Let’s take a look at an image to see if it loaded correctly.

i=100
plt.imshow(x_train[i])

It’s worth noting that if we change x_train to a float type, then the image will turn out negative, which can really mess with you if you’re not expecting it.

x_train_float = x_train.astype(float)
plt.imshow(x_train_float[i])

Building the nearest neighbour classifier Link to heading

We are now ready to build our classifier. We do this through creating a class that contains:

  • a constructor (the __init__ method)
  • a train method
  • a predict method

After creating this it is easy to use the classifier. We will create a NearestNeighbour object and then train and predict with the object’s train and predict methods.

class NearestNeighbour(object):
    def __init__(self):
        pass
    
    def train(self, x_train, y_train):
        """ x_train is shape NxD, where N is the number of images rows and D=3x32x32. 
            Asssumes x_train is flattened out - a 2d array with one row per image 
            This function remembers the training data, and that is all. """
        self.x_train = x_train
        self.y_train = y_train
        
    def predict(self, x_test):
        """
        Compare each image in the test set with every image in the training set.
        Asssumes x_test is flattened out - a 2d array with one row per image 
        """
        y_predicted_classes = []
        for i in x_test:
            differences = abs(self.x_train - i)
            differences_rowsums = np.sum(differences, axis = 1)  # 1D array
            closest_image_index = differences_rowsums.argmin()
            y_predicted_classes.append(self.y_train[closest_image_index])
            
            # track progress
            progress = len(y_predicted_classes)
            if (progress % 100 == 0):
                print('Progress: %f' % (progress / x_test.shape[0]))
              
        return y_predicted_classes

The Nearest Neighbour classifier requires the data is flattened out - one row per image in a 2D array.

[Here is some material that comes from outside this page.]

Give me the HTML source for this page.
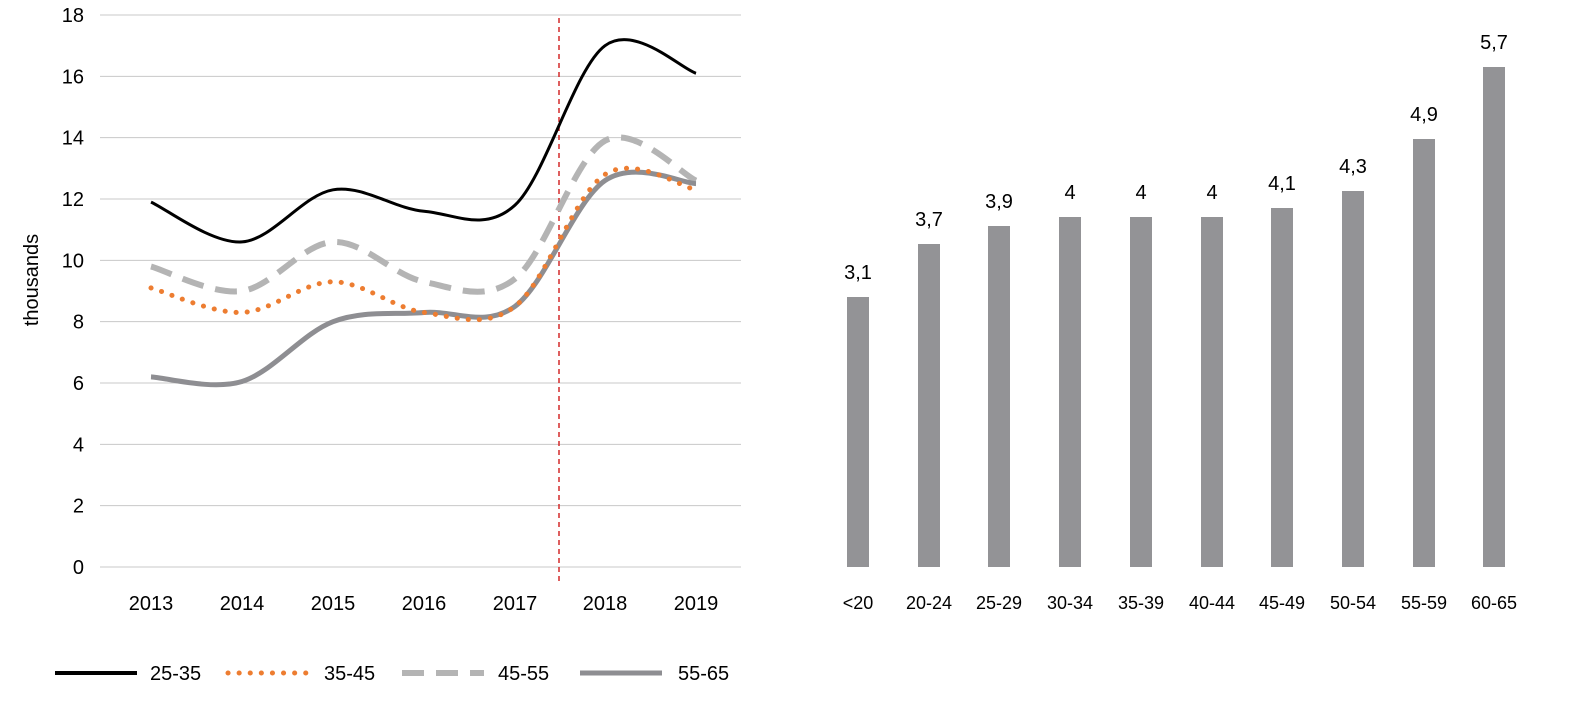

x_train_rows = x_train.reshape((x_train.shape[0], 3*32*32))
x_test_rows = x_test.reshape((x_test.shape[0], 3*32*32))

Now we can train our model and make some predictions for our test set. It takes a while to compute predictions on the test set, so we’ll only test half the observations in the test set to get a general idea of the classification accuracy.

nn = NearestNeighbour()
nn.train(x_train_rows, y_train)
predictions = nn.predict(x_test_rows[0:5000])

We can evaluate our accuracy by comparing our predictions against the labelled test set.

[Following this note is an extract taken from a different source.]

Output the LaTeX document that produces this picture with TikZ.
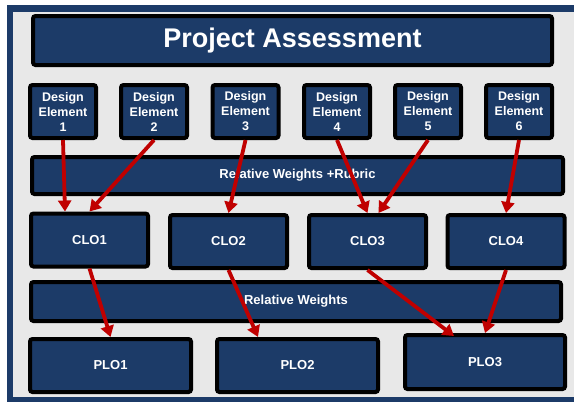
\documentclass[tikz,border=0pt]{standalone}
\usepackage{fontspec}
\setmainfont{Liberation Sans}
\usetikzlibrary{arrows.meta}
\definecolor{navy}{HTML}{1C3B68}
\definecolor{panel}{HTML}{E8E8E8}
\definecolor{linkred}{HTML}{C00000}

\begin{document}
\begin{tikzpicture}[x=1pt,y=-1pt,
  box/.style={draw=black, line width=4pt, fill=navy, rounded corners=2.5pt,
    inner sep=0pt, outer sep=2pt, text=white, align=center,
    font=\bfseries\fontsize{13}{15}\selectfont},
  element/.style={box, minimum width=66pt, minimum height=53pt,
    font=\bfseries\fontsize{12.5}{15}\selectfont},
  clo/.style={box, minimum width=117pt, minimum height=53pt},
  plo/.style={box, minimum width=161pt, minimum height=53pt},
  link/.style={draw=linkred, line width=3.8pt,
    -{Triangle[length=11pt,width=13pt]}}]
\useasboundingbox (0,0) rectangle (574,402);
\clip (0,0) rectangle (574,402);
% frame and panel
\fill[white] (0,0) rectangle (574,402);
\fill[navy] (7,5) rectangle (590,420);
\fill[panel] (13,12) rectangle (590,397);

% title
\node[box, minimum width=519pt, minimum height=49pt,
  font=\bfseries\fontsize{27}{30}\selectfont] (title) at (292.5,40.5) {Project Assessment};

% design elements
\node[element] (de1) at (63,111.5)  {Design\\Element\\1};
\node[element] (de2) at (154,111.5) {Design\\Element\\2};
\node[element] (de3) at (245.5,111.5) {Design\\Element\\3};
\node[element] (de4) at (337,111.5) {Design\\Element\\4};
\node[element] (de5) at (428,111.5) {Design\\Element\\5};
\node[element] (de6) at (519,111.5) {Design\\Element\\6};

% weighting bars
\node[box, minimum width=531pt, minimum height=37pt] (rwr) at (297.5,175.5) {Relative Weights +Rubric};

% course learning outcomes
\node[clo] (clo1) at (89.5,240)  {CLO1};
\node[clo] (clo2) at (228.5,241.5) {CLO2};
\node[clo] (clo3) at (367.5,241.5) {CLO3};
\node[clo] (clo4) at (506,241.5)  {CLO4};

\node[box, minimum width=530pt, minimum height=39pt] (rw) at (296,301.5) {Relative Weights};

% program learning outcomes
\node[plo] (plo1) at (110.5,365.5) {PLO1};
\node[plo] (plo2) at (297.5,365.5) {PLO2};
\node[plo, minimum width=160pt, minimum height=54pt] (plo3) at (485,362) {PLO3};

% mappings
\draw[link] (de1.south) -- ([xshift=-24.5pt]clo1.north);
\draw[link] (de2.south) -- (clo1.north);
\draw[link] (de3.south) -- (clo2.north);
\draw[link] (de4.south) -- (clo3.north);
\draw[link] (de5.south) -- ([xshift=11pt]clo3.north);
\draw[link] (de6.south) -- (clo4.north);
\draw[link] (clo1.south) -- (plo1.north);
\draw[link] (clo2.south) -- ([xshift=-39.5pt]plo2.north);
\draw[link] (clo3.south) -- ([xshift=-31pt,yshift=-3pt]plo3.north);
\draw[link] (clo4.south) -- (plo3.north);
\end{tikzpicture}
\end{document}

pred_array = np.array(predictions)
sum(pred_array == y_test[0:5000]) / 5000

For me, I scored 25% accuracy using this classifier, which is better than guessing randomly (10%), but not by much! We could improve things a little by generalising to a k-nearest neighbours classifier, which instead of finding the closest image to our test set, instead finds the k closest images and looks for a consensus in their labels. That would certainly improve our accuracy, but in reality there are classifiers that are much more powerful than this one and we really should just use them.